-- GIVEN PROBLEM --
All lines in the records below from the line with "Recreate this image" through the line with "const hLinePrice = 48000;" are to be given again exactly, both ends included; the pictures are to be left out.

-- EXTRACTED ENTRIES --
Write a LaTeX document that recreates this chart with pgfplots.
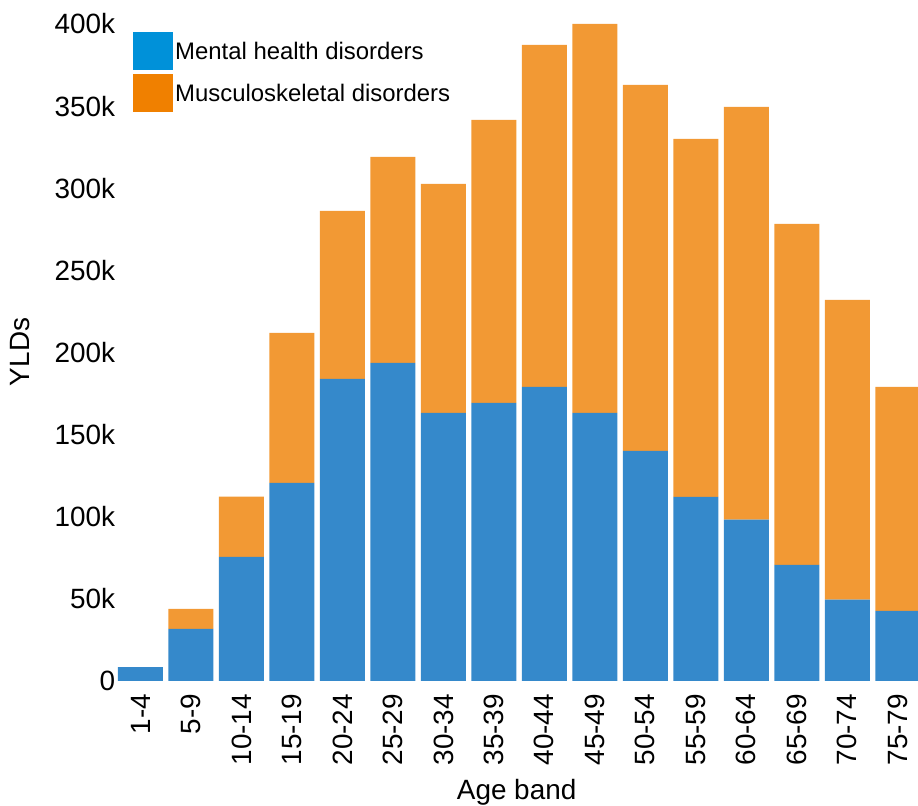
\documentclass[border=0pt]{standalone}
\usepackage{pgfplots}
\pgfplotsset{compat=1.18}
\usepackage{fontspec}
\setmainfont{Liberation Sans}
\definecolor{barblue}{HTML}{3589CB}
\definecolor{barorange}{HTML}{F29934}
\definecolor{legblue}{HTML}{0091D9}
\definecolor{legorange}{HTML}{F08000}
\begin{document}
\begin{tikzpicture}
\begin{axis}[name=ax, scale only axis, width=802.95bp, height=681bp,
  xmin=-0.5, xmax=15.4, ymin=0, ymax=414.6,
  ybar stacked, bar width=45bp,
  axis line style={draw=none}, tick style={draw=none}, major tick length=0pt,
  /pgf/number format/assume math mode=true,
  xtick={0,...,15},
  xticklabels={1-4,5-9,10-14,15-19,20-24,25-29,30-34,35-39,40-44,45-49,50-54,55-59,60-64,65-69,70-74,75-79},
  ytick={0,50,100,150,200,250,300,350,400},
  yticklabels={0,50k,100k,150k,200k,250k,300k,350k,400k},
  tick label style={font=\fontsize{28}{32}\selectfont},
  xticklabel style={font=\fontsize{28}{32}\selectfont, rotate=90, anchor=east, inner xsep=13bp},
  yticklabel style={inner xsep=0pt},
  ylabel={YLDs}, xlabel={Age band},
  label style={font=\fontsize{28}{32}\selectfont},
  ylabel style={at={(axis description cs:-0.1183,0.483)}, anchor=center, rotate=0},
  xlabel style={at={(axis description cs:0.5,-0.1747)}, anchor=base},
  legend style={at={(axis description cs:0,1)}, anchor=north west, draw=none, fill=none,
    xshift=17.75bp, yshift=-32bp, font=\fontsize{24}{28}\selectfont,
    inner sep=0pt, row sep=4bp},
  legend cell align=left,
]
\addplot[fill=barblue, draw=none,
  legend image code/.code={\fill[legblue] (0bp,-19bp) rectangle (40bp,19bp);}]
  coordinates {(0,8.3) (1,31.7) (2,75.5) (3,120.5) (4,183.9) (5,193.6) (6,163.2) (7,169.3)
   (8,179.0) (9,163.2) (10,140.0) (11,112.0) (12,98.2) (13,70.6) (14,49.5) (15,42.6)};
\addlegendentry{Mental health disorders}
\addplot[fill=barorange, draw=none,
  legend image code/.code={\fill[legorange] (0bp,-19bp) rectangle (40bp,19bp);}]
  coordinates {(0,0) (1,12.1) (2,36.7) (3,91.4) (4,102.3) (5,125.4) (6,139.4) (7,172.3)
   (8,208.2) (9,236.8) (10,222.9) (11,218.0) (12,251.3) (13,207.6) (14,182.5) (15,136.4)};
\addlegendentry{Musculoskeletal disorders}
\end{axis}
\pgfresetboundingbox
\path[use as bounding box] ([xshift=-115.25bp,yshift=-125bp]ax.south west) rectangle (ax.north east);
\end{tikzpicture}
\end{document}
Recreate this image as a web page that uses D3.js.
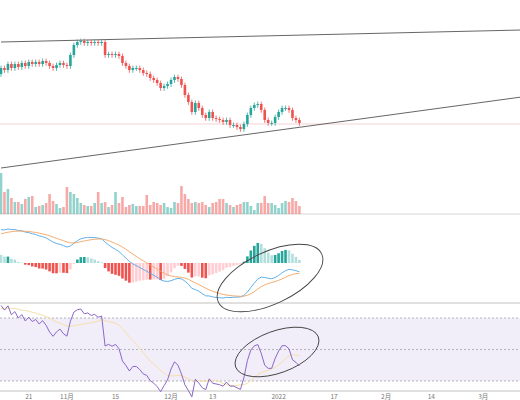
<!DOCTYPE html>
<html><head><meta charset="utf-8">
<script src="https://cdn.jsdelivr.net/npm/d3@7"></script>
<style>body{margin:0;background:#fff}svg{display:block}</style></head>
<body><svg id="c" width="520" height="400"></svg>
<script>
const startDate = "2021-10-13";
const preCloses = [47000,47500,46500,47000,48000,47500,48000,48500,48000,49000,50000,49500,51000,52000,51500,53000,54000,53000,55000,56000,55500,57000,58000,57000,58500,59500,59000,60500,61000,60500];
const closes = [62000,61500,63000,62000,63000,62250,63250,62500,63500,63000,63500,63000,63750,63250,62500,62000,62750,63250,62750,62500,65250,67750,68500,68750,68250,68500,68250,68500,68250,68500,65250,65500,65250,65500,65000,63250,62500,61500,62000,62000,61500,60750,60500,59500,59000,58250,57000,57500,58000,59000,59750,59250,57750,55250,53500,51000,53250,52000,50250,49500,51000,49500,49250,49000,48500,49000,47750,47750,47250,46750,48000,50250,52000,52750,53000,51500,49000,48250,48250,49750,51000,52000,52000,51500,49500,49000,48250];
const volumes = [41,22,25,16,12,12,10,15,17,18,7,8,9,11,20,13,10,6,7,27,22,20,16,11,9,8,8,11,22,11,12,7,9,22,11,17,7,9,10,8,8,8,19,9,12,11,9,11,7,6,12,11,28,20,15,11,12,11,12,9,7,11,12,15,15,11,9,7,9,10,12,12,8,4,11,11,18,11,11,9,6,11,13,12,16,13,8].map(v=>v*1000);
const tickDates = ["2021-10-21","2021-11-01","2021-11-15","2021-12-01","2021-12-13","2022-01-01","2022-01-17","2022-02-01","2022-02-14","2022-03-01"];
const tickLabels = ["21","11月","15","12月","13","2022","17","2月","14","3月"];
const upperLine = [["2021-10-13",68500],["2022-03-12",71500]];
const lowerLine = [["2021-10-13",37000],["2022-03-12",54750]];
const hLinePrice = 48000;

const svg = d3.select("#c");
const parse = d3.utcParse("%Y-%m-%d");
const d0 = parse(startDate);
const day = i => d3.utcDay.offset(d0, i);
const x = d3.scaleUtc().domain([d0, d3.utcDay.offset(d0,100)]).range([1, 1+3.47*100]);
const y = d3.scaleLinear().domain([25500,79000]).range([214,0]);
const vy = d3.scaleLinear().domain([0,50000]).range([214,164]);
const up="#26a69a", dn="#ef5350";

[214,303,391].forEach(v=>svg.append("line").attr("x1",0).attr("x2",520).attr("y1",v).attr("y2",v).attr("stroke","#d6d6d6").attr("stroke-width",v===214?1:1.5));

closes.forEach((c,i)=>{
  const o = i? closes[i-1] : preCloses[preCloses.length-1];
  svg.append("rect").attr("x",x(day(i))-1.3).attr("width",2.6)
    .attr("y",vy(volumes[i])).attr("height",vy(0)-vy(volumes[i]))
    .attr("fill",c>=o?up:dn).attr("opacity",0.5);
});
svg.append("line").attr("x1",0).attr("x2",520).attr("y1",y(hLinePrice)).attr("y2",y(hLinePrice)).attr("stroke","#f3c6cb").attr("stroke-width",0.8);
[upperLine,lowerLine].forEach(l=>svg.append("line")
  .attr("x1",x(parse(l[0][0]))).attr("y1",y(l[0][1])).attr("x2",x(parse(l[1][0]))).attr("y2",y(l[1][1]))
  .attr("stroke","#555").attr("stroke-width",0.9));
closes.forEach((c,i)=>{
  const o = i? closes[i-1] : preCloses[preCloses.length-1];
  const col = c>=o?up:dn, cx=x(day(i));
  svg.append("line").attr("x1",cx).attr("x2",cx).attr("y1",y(Math.max(o,c)+600)).attr("y2",y(Math.min(o,c)-700)).attr("stroke",col).attr("stroke-width",0.8);
  const top=y(Math.max(o,c)), bot=y(Math.min(o,c));
  svg.append("rect").attr("x",cx-1.3).attr("width",2.6).attr("y",top).attr("height",Math.max(1,bot-top)).attr("fill",col);
});

const all = preCloses.concat(closes);
const ema=(arr,n)=>{const k=2/(n+1);let e=arr[0];return arr.map(v=>e=v*k+e*(1-k));};
const e12=ema(all,12), e26=ema(all,26);
const macdAll=e12.map((v,i)=>v-e26[i]);
const sigAll=ema(macdAll,9);
const P=preCloses.length;
const macd=macdAll.slice(P), sig=sigAll.slice(P), hist=macd.map((v,i)=>v-sig[i]);
const histPrev=macdAll[P-1]-sigAll[P-1];
const mext=d3.extent(macd.concat(sig));
const my=d3.scaleLinear().domain(mext).range([298,229]);
hist.forEach((h,i)=>{
  const p=i?hist[i-1]:histPrev;
  const col = h>=0 ? (h>=p?up:"#b2dfdb") : (h<=p?dn:"#ffcdd2");
  svg.append("rect").attr("x",x(day(i))-1.3).attr("width",2.6)
    .attr("y",Math.min(my(0),my(h*2))).attr("height",Math.abs(my(h*2)-my(0))).attr("fill",col);
});
const ml=d3.line().x((d,i)=>x(day(i))).y(d=>my(d));
svg.append("path").attr("d",ml(macd)).attr("fill","none").attr("stroke","#4fa8e8").attr("stroke-width",0.9);
svg.append("path").attr("d",ml(sig)).attr("fill","none").attr("stroke","#f4a460").attr("stroke-width",0.9);
svg.append("ellipse").attr("cx",270).attr("cy",278).attr("rx",57).attr("ry",26).attr("transform","rotate(-25 270 278)").attr("fill","none").attr("stroke","#444").attr("stroke-width",0.9);

const ry=d3.scaleLinear().domain([30,70]).range([381,318]);
svg.append("rect").attr("x",0).attr("width",520).attr("y",ry(70)).attr("height",ry(30)-ry(70)).attr("fill","rgba(126,87,194,0.1)");
[70,50,30].forEach(v=>svg.append("line").attr("x1",0).attr("x2",520).attr("y1",ry(v)).attr("y2",ry(v)).attr("stroke","#999").attr("stroke-dasharray","2,2").attr("stroke-width",0.7));
let ag=0,al=0;const rsiAll=[];
for(let i=1;i<all.length;i++){const d=all[i]-all[i-1];const g=Math.max(d,0),l=Math.max(-d,0);
  if(i<=14){ag+=g/14;al+=l/14;}else{ag=(ag*13+g)/14;al=(al*13+l)/14;}
  rsiAll.push(al===0?100:100-100/(1+ag/al));}
const rsi=rsiAll.slice(P-1);
const rsiMaAll=rsiAll.map((v,i)=>d3.mean(rsiAll.slice(Math.max(0,i-13),i+1)));
const rsiMa=rsiMaAll.slice(P-1);
const rl=d3.line().x((d,i)=>x(day(i))).y(d=>ry(d));
svg.append("path").attr("d",rl(rsiMa)).attr("fill","none").attr("stroke","#f5dfa8").attr("stroke-width",1);
svg.append("path").attr("d",rl(rsi)).attr("fill","none").attr("stroke","#7e57c2").attr("stroke-width",0.9);
svg.append("ellipse").attr("cx",277).attr("cy",352).attr("rx",44).attr("ry",21).attr("transform","rotate(-20 277 352)").attr("fill","none").attr("stroke","#444").attr("stroke-width",0.9);

tickDates.forEach((d,i)=>svg.append("text").attr("x",x(parse(d))).attr("y",399).attr("text-anchor","middle")
  .attr("font-family","Noto Sans CJK SC, sans-serif").attr("font-size",6.5).attr("fill","#777").text(tickLabels[i]));
</script></body></html>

-- SOLUTION BELOW --
Recreate this image as a web page that uses D3.js.
<!DOCTYPE html>
<html><head><meta charset="utf-8">
<script src="https://cdn.jsdelivr.net/npm/d3@7"></script>
<style>body{margin:0;background:#fff}svg{display:block}</style></head>
<body><svg id="c" width="520" height="400"></svg>
<script>
const startDate = "2021-10-13";
const preCloses = [47000,47500,46500,47000,48000,47500,48000,48500,48000,49000,50000,49500,51000,52000,51500,53000,54000,53000,55000,56000,55500,57000,58000,57000,58500,59500,59000,60500,61000,60500];
const closes = [62000,61500,63000,62000,63000,62250,63250,62500,63500,63000,63500,63000,63750,63250,62500,62000,62750,63250,62750,62500,65250,67750,68500,68750,68250,68500,68250,68500,68250,68500,65250,65500,65250,65500,65000,63250,62500,61500,62000,62000,61500,60750,60500,59500,59000,58250,57000,57500,58000,59000,59750,59250,57750,55250,53500,51000,53250,52000,50250,49500,51000,49500,49250,49000,48500,49000,47750,47750,47250,46750,48000,50250,52000,52750,53000,51500,49000,48250,48250,49750,51000,52000,52000,51500,49500,49000,48250];
const volumes = [41,22,25,16,12,12,10,15,17,18,7,8,9,11,20,13,10,6,7,27,22,20,16,11,9,8,8,11,22,11,12,7,9,22,11,17,7,9,10,8,8,8,19,9,12,11,9,11,7,6,12,11,28,20,15,11,12,11,12,9,7,11,12,15,15,11,9,7,9,10,12,12,8,4,11,11,18,11,11,9,6,11,13,12,16,13,8].map(v=>v*1000);
const tickDates = ["2021-10-21","2021-11-01","2021-11-15","2021-12-01","2021-12-13","2022-01-01","2022-01-17","2022-02-01","2022-02-14","2022-03-01"];
const tickLabels = ["21","11月","15","12月","13","2022","17","2月","14","3月"];
const upperLine = [["2021-10-13",68500],["2022-03-12",71500]];
const lowerLine = [["2021-10-13",37000],["2022-03-12",54750]];
const hLinePrice = 48000;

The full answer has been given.